== Source records ==
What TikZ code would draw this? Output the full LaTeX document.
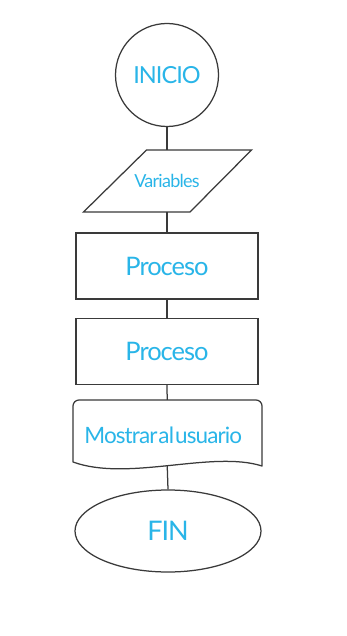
\documentclass[tikz,border=0pt]{standalone}
\usepackage{fontspec}
\setmainfont{Lato}[LetterSpace=-4.0]
\usetikzlibrary{shapes.geometric}
\definecolor{textblue}{HTML}{29B5E8}
\definecolor{linegray}{HTML}{3A3A3A}
\begin{document}
\begin{tikzpicture}[x=1pt,y=-1pt,
  shapeline/.style={draw=linegray,line width=1.25pt},
  label/.style={text=textblue,inner sep=0pt},
  procbox/.style={shapeline,rectangle,minimum width=182pt,minimum height=66pt,inner sep=0pt,text=textblue,font=\fontsize{25.5}{28}\selectfont},
  link/.style={draw=linegray,line width=1.25pt}]
\useasboundingbox (0,0) rectangle (347,636);
\fill[white] (0,0) rectangle (347,636);

% start terminal
\node[shapeline,circle,minimum size=103pt,inner sep=0pt,text=textblue,
      font=\fontsize{23.5}{26}\selectfont] (ini) at (167,75) {INICIO};

% data input (parallelogram)
\node[minimum width=105pt,minimum height=62pt,inner sep=0pt,text=textblue,
      font=\fontsize{18}{20}\selectfont] (var) at (167,181) {Variables};
\draw[shapeline,line join=miter]
  (146.5,150) -- (251.5,150) -- (190,212) -- (83.5,212) -- cycle;

% process steps
\node[procbox] (p1) at (167,266) {Proceso};
\node[procbox] (p2) at (167,351.5) {Proceso};

% output document
\node[minimum width=189pt,minimum height=66pt,inner sep=0pt] (mos) at (167.2,433) {};
\draw[shapeline,line join=round]
  (73,462) -- (73,406) arc[start angle=180,end angle=270,radius=6] -- (256,400)
  arc[start angle=270,end angle=360,radius=6] -- (262,466)
  .. controls (212,450) and (128,482) .. (73,462) -- cycle;
\node[label,font=\fontsize{22.5}{24}\selectfont,xshift=-4pt,yshift=-2pt] (mostxt) at (mos)
  {Mostrar\hspace{1pt}al\hspace{1pt}usuario};

% end terminal
\node[shapeline,ellipse,minimum width=186pt,minimum height=82pt,inner sep=0pt,
      text=textblue,font=\fontsize{27}{30}\selectfont] (fin) at (168,531) {FIN};

% connectors
\draw[link] (ini.south) -- (var.north);
\draw[link] (var.south) -- (p1.north);
\draw[link] (p1.south) -- (p2.north);
\draw[link] (p2.south) -- (mos.north);
\draw[link] ([yshift=1pt]mos.south) -- (fin.north);
\end{tikzpicture}
\end{document}
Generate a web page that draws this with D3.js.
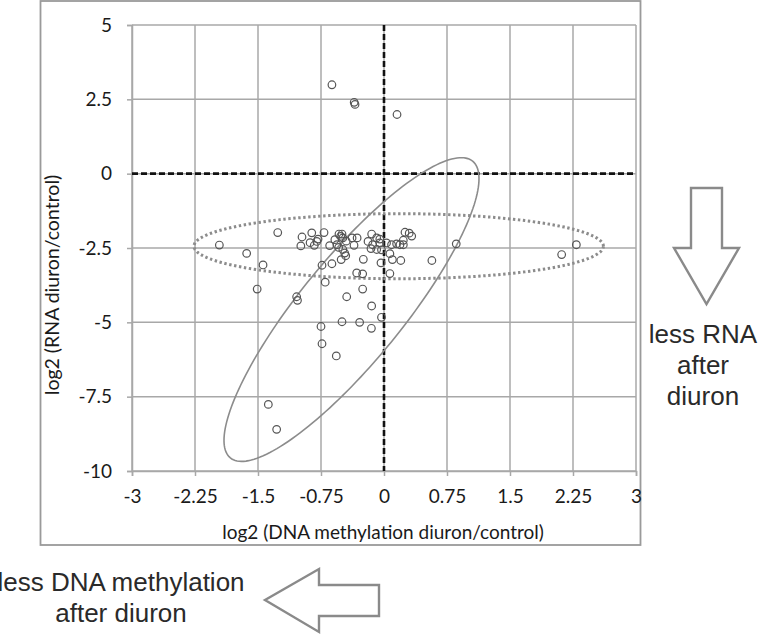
<!DOCTYPE html>
<html>
<head>
<meta charset="utf-8">
<script src="https://cdn.jsdelivr.net/npm/d3@7/dist/d3.min.js"></script>
<style>
  html, body { margin: 0; padding: 0; background: #fff; }
  svg { display: block; }
</style>
</head>
<body>
<svg id="chart" width="760" height="636"></svg>
<script>
// ---------------- data ----------------
const xTicks = [-3, -2.25, -1.5, -0.75, 0, 0.75, 1.5, 2.25, 3];
const xTickLabels = ["-3", "-2.25", "-1.5", "-0.75", "0", "0.75", "1.5", "2.25", "3"];
const yTicks = [5, 2.5, 0, -2.5, -5, -7.5, -10];
const yTickLabels = ["5", "2.5", "0", "-2.5", "-5", "-7.5", "-10"];

// log2 (DNA methylation diuron/control)
const dnaMethylation = [
  -0.62, -0.355, -0.345, 0.155,
  -1.96, -1.635, -1.265, -1.44, -1.51, -1.04, -1.03,
  -0.976, -0.99, -0.86, -0.88, -0.83, -0.80, -0.785, -0.714, -0.738, -0.70, -0.75, -0.738,
  -0.647, -0.62, -0.585, -0.56, -0.536, -0.50, -0.516, -0.54, -0.49, -0.468, -0.456, -0.51,
  -0.49, -0.45, -0.444, -0.50, -0.568, -1.377, -1.278,
  -0.38, -0.32, -0.357, -0.246, -0.325, -0.254, -0.254, -0.29, -0.15, -0.147,
  -0.147, -0.19, -0.135, -0.155, -0.087, -0.05, -0.05, -0.036, -0.03, -0.087, -0.03,
  0.03, 0.09, 0.07, 0.10, 0.15, 0.19, 0.23, 0.23, 0.25, 0.30, 0.33, 0.20, 0.07,
  0.57, 0.86, 2.115, 2.29
];
// log2 (RNA diuron/control)
const rnaExpression = [
  2.99, 2.40, 2.33, 1.99,
  -2.40, -2.68, -1.98, -3.07, -3.88, -4.14, -4.26,
  -2.13, -2.43, -1.99, -2.32, -2.41, -2.28, -2.20, -1.98, -3.08, -3.65, -5.14, -5.72,
  -2.42, -3.03, -2.22, -2.39, -2.03, -2.03, -2.11, -2.48, -2.55, -2.67, -2.76, -2.89,
  -2.16, -2.27, -4.14, -4.98, -6.13, -7.76, -8.60,
  -2.16, -2.16, -2.41, -2.88, -3.34, -3.37, -3.88, -5.00, -5.20, -4.45,
  -2.03, -2.28, -2.39, -2.52, -2.16, -2.20, -2.33, -3.00, -4.83, -2.55, -2.56,
  -2.33, -2.39, -2.69, -2.89, -2.36, -2.39, -2.39, -2.24, -1.97, -2.00, -2.10, -2.92, -3.36,
  -2.92, -2.36, -2.72, -2.39
];

// enclosing ellipses (data units)
const dottedEllipse = [0.175, -2.44, 2.437, 1.095];            // cx, cy, rx, ry
const solidEllipse = [-0.387, -4.57, 1.442, 4.99, 0.474, -1.089]; // cx, cy, major(ux,uy), minor(vx,vy)

// ---------------- drawing ----------------
const svg = d3.select("#chart");
const font = "Lato, 'Open Sans', sans-serif";
const annoFont = "'Liberation Sans', Arial, sans-serif";

const x = d3.scaleLinear().domain([-3, 3]).range([132, 636]);
const y = d3.scaleLinear().domain([-10, 5]).range([471, 25]);

// outer frame
svg.append("rect")
  .attr("x", 40.5).attr("y", 1).attr("width", 600).attr("height", 544)
  .attr("fill", "none").attr("stroke", "#9a9a9a").attr("stroke-width", 1.8);

// grid
const gridColor = "#a8a8a8";
svg.append("g").selectAll("line").data(xTicks).join("line")
  .attr("x1", d => x(d)).attr("x2", d => x(d))
  .attr("y1", y(5)).attr("y2", y(-10))
  .attr("stroke", gridColor).attr("stroke-width", 1.5);
svg.append("g").selectAll("line").data(yTicks).join("line")
  .attr("x1", x(-3)).attr("x2", x(3))
  .attr("y1", d => y(d)).attr("y2", d => y(d))
  .attr("stroke", gridColor).attr("stroke-width", 1.5);

// axes
const yAxis = d3.axisLeft(y).tickValues(yTicks)
  .tickFormat((d, i) => yTickLabels[i]).tickSize(5).tickPadding(15);
const gy = svg.append("g").attr("transform", `translate(${x(-3)},0)`).call(yAxis);
const xAxis = d3.axisBottom(x).tickValues(xTicks)
  .tickFormat((d, i) => xTickLabels[i]).tickSize(5).tickPadding(14);
const gx = svg.append("g").attr("transform", `translate(0,${y(-10)})`).call(xAxis);
[gx, gy].forEach(g => {
  g.select(".domain").attr("stroke", gridColor).attr("stroke-width", 1.5);
  g.selectAll(".tick line").attr("stroke", gridColor).attr("stroke-width", 1.5);
  g.selectAll(".tick text").attr("fill", "#1a1a1a")
    .style("font-family", font).style("font-size", "19px");
});

// zero dashed lines
svg.append("line")
  .attr("x1", x(0)).attr("x2", x(0)).attr("y1", y(5)).attr("y2", y(-10))
  .attr("stroke", "#111").attr("stroke-width", 2.6).attr("stroke-dasharray", "6,3");
svg.append("line")
  .attr("x1", x(-3)).attr("x2", x(3)).attr("y1", y(0)).attr("y2", y(0))
  .attr("stroke", "#111").attr("stroke-width", 2.6).attr("stroke-dasharray", "6,3");

// ellipses
const ts = d3.range(0, 361, 2).map(a => a * Math.PI / 180);
const line = d3.line().x(d => x(d[0])).y(d => y(d[1]));
svg.append("path")
  .attr("d", line(ts.map(t => [dottedEllipse[0] + dottedEllipse[2] * Math.cos(t),
                               dottedEllipse[1] + dottedEllipse[3] * Math.sin(t)])))
  .attr("fill", "none").attr("stroke", "#8c8c8c").attr("stroke-width", 3)
  .attr("stroke-dasharray", "2.4,2.6");
svg.append("path")
  .attr("d", line(ts.map(t => [solidEllipse[0] + solidEllipse[2] * Math.cos(t) + solidEllipse[4] * Math.sin(t),
                               solidEllipse[1] + solidEllipse[3] * Math.cos(t) + solidEllipse[5] * Math.sin(t)])))
  .attr("fill", "none").attr("stroke", "#8c8c8c").attr("stroke-width", 1.6);

// points
svg.append("g").selectAll("circle").data(dnaMethylation).join("circle")
  .attr("cx", d => x(d))
  .attr("cy", (d, i) => y(rnaExpression[i]))
  .attr("r", 3.8)
  .attr("fill", "none").attr("stroke", "#555").attr("stroke-width", 1.2);

// axis titles
svg.append("text")
  .attr("x", 383).attr("y", 539).attr("text-anchor", "middle")
  .style("font-family", font).style("font-size", "19px").attr("fill", "#1a1a1a")
  .text("log2 (DNA methylation diuron/control)");
svg.append("text")
  .attr("transform", "translate(59,285) rotate(-90)").attr("text-anchor", "middle")
  .style("font-family", font).style("font-size", "19.5px").attr("fill", "#1a1a1a")
  .text("log2 (RNA diuron/control)");

// annotation arrows
const arrowStyle = s => s.attr("fill", "#fff").attr("stroke", "#8a8a8a")
  .attr("stroke-width", 2.4).attr("stroke-linejoin", "miter");
svg.append("polygon")
  .attr("points", [[691,188],[722,188],[722,248],[739,248],[706.5,304],[674,248],[691,248]].join(" "))
  .call(arrowStyle);
svg.append("polygon")
  .attr("points", [[379,585],[379,616],[319,616],[319,632],[265,600],[319,569],[319,585]].join(" "))
  .call(arrowStyle);

// annotation text
const rightLines = ["less RNA", "after", "diuron"];
svg.append("g").selectAll("text").data(rightLines).join("text")
  .attr("x", 703).attr("y", (d, i) => 343 + i * 31)
  .attr("text-anchor", "middle")
  .style("font-family", annoFont).style("font-size", "26px").attr("fill", "#2a2a2a")
  .text(d => d);
const leftLines = ["less DNA methylation", "after diuron"];
svg.append("g").selectAll("text").data(leftLines).join("text")
  .attr("x", 121).attr("y", (d, i) => 591 + i * 31)
  .attr("text-anchor", "middle")
  .style("font-family", annoFont).style("font-size", "26px").attr("fill", "#2a2a2a")
  .text(d => d);
</script>
</body>
</html>
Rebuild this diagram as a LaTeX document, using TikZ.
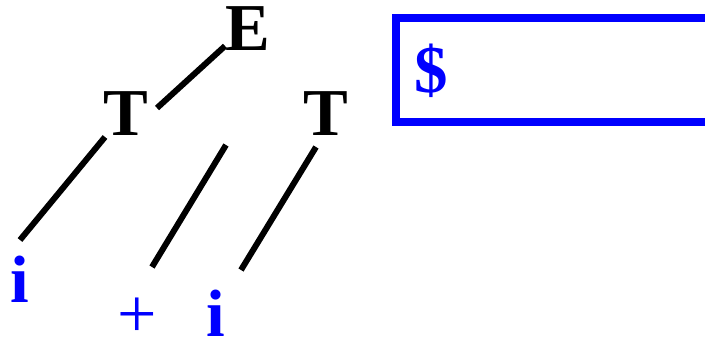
\documentclass[tikz,border=0pt]{standalone}
\usepackage{fontspec}
\setmainfont{Liberation Serif}
\definecolor{tblue}{RGB}{0,0,255}
\begin{document}
\begin{tikzpicture}[x=1pt,y=-1pt,
  nt/.style={inner sep=0pt,anchor=base,font=\fontsize{67}{67}\selectfont\bfseries},
  tm/.style={inner sep=0pt,anchor=base,text=tblue,font=\fontsize{67}{67}\selectfont\bfseries},
  edge/.style={line width=6pt,black},
  stackbox/.style={draw=tblue,line width=8pt}]
\useasboundingbox (0,0) rectangle (705,340);
\clip (0,0) rectangle (705,340);
% nodes
\node[nt] (E) at (247.5,50) {E};
\node[nt] (T1) at (126,135) {T};
\node[nt] (T2) at (326,135) {T};
\node[tm] (i1) at (19.5,302) {i};
\node[tm,font=\fontsize{70}{70}\selectfont] (plus) at (137,337) {+};
\node[tm] (i2) at (216,336) {i};
% stack
\draw[stackbox] (396,18) rectangle (730,122);
\node[tm] (dollar) at (431,92) {\$};
% connector ends
\coordinate (e1a) at (157,108);
\coordinate (e1b) at (225,46);
\coordinate (e2a) at (105,137);
\coordinate (e2b) at (20,240);
\coordinate (e3a) at (226,145);
\coordinate (e3b) at (152,267);
\coordinate (e4a) at (316,147);
\coordinate (e4b) at (241,270);
\draw[edge] (e1a) -- (e1b);
\draw[edge] (e2a) -- (e2b);
\draw[edge] (e3a) -- (e3b);
\draw[edge] (e4a) -- (e4b);
\end{tikzpicture}
\end{document}
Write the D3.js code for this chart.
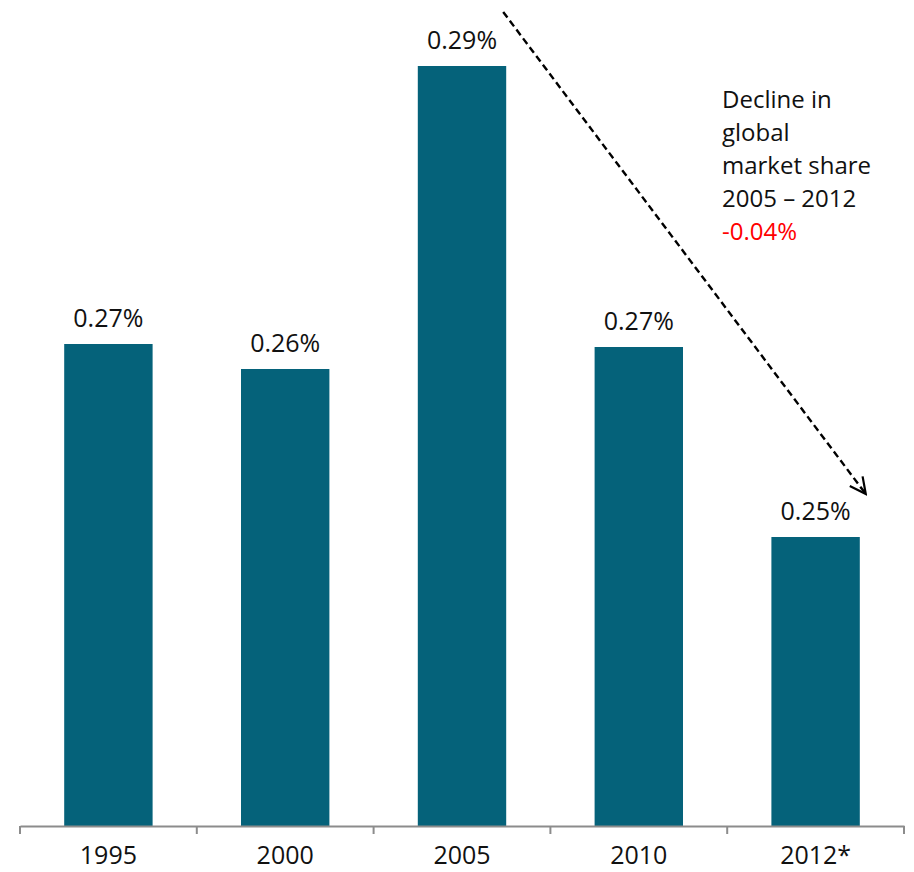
<!DOCTYPE html>
<html>
<head>
<meta charset="utf-8">
<script src="https://cdn.jsdelivr.net/npm/d3@7/dist/d3.min.js"></script>
<style>
  html, body { margin: 0; padding: 0; background: #fff; }
  svg { display: block; font-family: "Open Sans", "Noto Sans", sans-serif; }
</style>
</head>
<body>
<svg id="chart" width="914" height="872"></svg>
<script>
// Global market share by year (percent)
const years = ["1995", "2000", "2005", "2010", "2012*"];
const shares = [0.2662, 0.2637, 0.2940, 0.2659, 0.2469];
const noteLines = ["Decline in", "global", "market share", "2005 \u2013 2012"];
const noteChange = "-0.04%";

const svg = d3.select("#chart");
const barColor = "#05627A";
const axisColor = "#8C8C8C";
const baseY = 826;

const x = d3.scaleBand()
  .domain(years)
  .range([20, 904])
  .paddingInner(0.5)
  .paddingOuter(0.25);

const y = d3.scaleLinear()
  .domain([0.218, 0.300])
  .range([baseY, 6]);

const fmt = d3.format(".2f");
const data = years.map((yr, i) => ({ year: yr, value: shares[i] }));

// Bars
svg.append("g")
  .selectAll("rect")
  .data(data)
  .join("rect")
  .attr("x", d => x(d.year))
  .attr("y", d => y(d.value))
  .attr("width", x.bandwidth())
  .attr("height", d => baseY - y(d.value))
  .attr("fill", barColor);

// Value labels
svg.append("g")
  .selectAll("text")
  .data(data)
  .join("text")
  .attr("x", d => x(d.year) + x.bandwidth() / 2)
  .attr("y", d => y(d.value) - 17)
  .attr("text-anchor", "middle")
  .attr("font-size", 25)
  .attr("fill", "#111")
  .text(d => fmt(d.value) + "%");

// Category axis: labels centred on bands
const axis = svg.append("g")
  .attr("transform", `translate(0,${baseY})`)
  .call(d3.axisBottom(x).tickSize(0).tickPadding(20));
axis.select(".domain").attr("stroke", axisColor).attr("stroke-width", 2);
axis.selectAll(".tick text")
  .attr("font-size", 25)
  .attr("fill", "#111")
  .attr("font-family", "'Open Sans', 'Noto Sans', sans-serif");

// Tick marks on band boundaries
const step = x.step();
const bounds = d3.range(years.length + 1).map(i => x.range()[0] + i * step);
svg.append("g")
  .selectAll("line")
  .data(bounds)
  .join("line")
  .attr("x1", d => d).attr("x2", d => d)
  .attr("y1", baseY).attr("y2", baseY + 8)
  .attr("stroke", axisColor)
  .attr("stroke-width", 2);

// Dashed trend arrow from the 2005 peak down to 2012
const defs = svg.append("defs");
defs.append("marker")
  .attr("id", "head")
  .attr("viewBox", "0 0 20 20")
  .attr("refX", 18).attr("refY", 10)
  .attr("markerWidth", 20).attr("markerHeight", 20)
  .attr("markerUnits", "userSpaceOnUse")
  .attr("orient", "auto")
  .append("path")
  .attr("d", "M2,2 L18,10 L2,18")
  .attr("fill", "none")
  .attr("stroke", "#000")
  .attr("stroke-width", 2.2);

const x0 = x("2005") + x.bandwidth() - 3;
const x1 = x("2012*") + x.bandwidth() + 6;
const y1 = y(shares[4]) - 43;
svg.append("line")
  .attr("x1", x0).attr("y1", 12)
  .attr("x2", x1).attr("y2", y1)
  .attr("stroke", "#000")
  .attr("stroke-width", 2.4)
  .attr("stroke-dasharray", "7,4")
  .attr("marker-end", "url(#head)");

// Annotation text
const note = svg.append("text")
  .attr("x", 722)
  .attr("y", 108)
  .attr("font-size", 24)
  .attr("fill", "#111");
noteLines.forEach((t, i) => {
  note.append("tspan").attr("x", 722).attr("dy", i === 0 ? 0 : 33).text(t);
});
note.append("tspan").attr("x", 722).attr("dy", 33).attr("fill", "#FF0000").text(noteChange);
</script>
</body>
</html>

== INSTRUCTIONS TO FOLLOW ==
Only the number is wanted: how many lines of the material above include the word "code"?

== WRITTEN SOLUTION ==
2